Submitted to: Agricultural and Environmental Letters
Publication Type: Peer Reviewed Journal
Publication Acceptance Date: 8/10/2018
Publication Date: 8/16/2018
Citation: Obrycki, J.F., Kovar, J.L., Karlen, D.L., Birrell, S.J. 2018. Ten-year assessment encourages no-till for corn grain and stover harvest. Agricultural and Environmental Letters. 3:1800034. https://doi.org/10.2134/ael2018.06.0034.
DOI: https://doi.org/10.2134/ael2018.06.0034

Interpretive Summary: Managing corn residues as grain yields increase, improving soil health, providing a sustainable supply of cellulosic feedstock, and increasing producer income are four interconnected research goals. This study examined 10-years of field research using chisel plow or no-tillage practices with moderate or high rates of crop residue harvest in a central Iowa USA field experiment. No-till practices increased return on investment (ROI) because of lower machinery costs. The results will be useful to producers, policymakers, conservationists, researchers, and any other group interested in tradeoffs associated with tillage and crop residue management in central IA, USA.

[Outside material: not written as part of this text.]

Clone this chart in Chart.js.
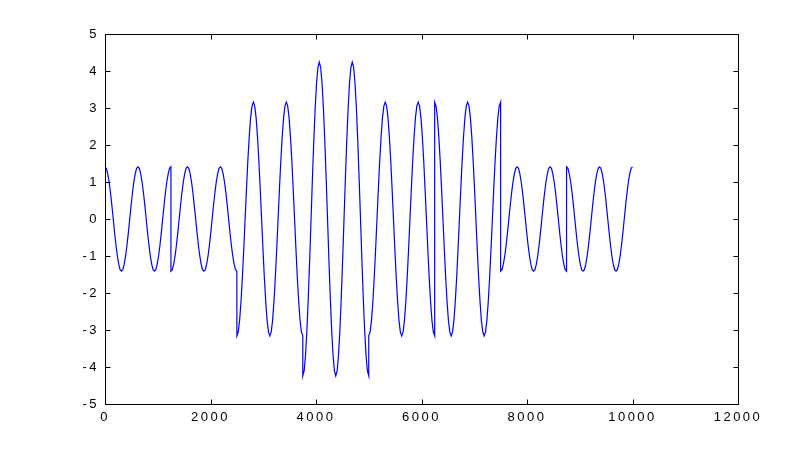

Technical Abstract: What tillage and stover harvest practices are best for managing corn (Zea mays L.) residue? Continuous corn grain yield response to either no-till or chisel plowing with two stover harvest rates (3.4 or 5.1 Mg ha-1 yr-1) was evaluated for ten years in central Iowa. Each tillage and stover removal combination was replicated four times. Year-to-year variation affected grain yield more than tillage practice or stover removal. Grain yields were not statistically different (p=0.33) between tillage systems. Including machinery costs made return on investment (ROI) for chisel plow and no-till equivalent even though no-till yields were numerically lower. Net stover income Mg-1 was 2 to 4 USD greater at the 3.4 versus 5.1 Mg ha-1 harvest rate because of more efficient harvesting. Among the four practices, no-till with 3.4 Mg ha-1 stover harvest met multiple goals including providing suitable corn grain yield, positive net income Mg-1 stover, and sufficient residues to protect the soil.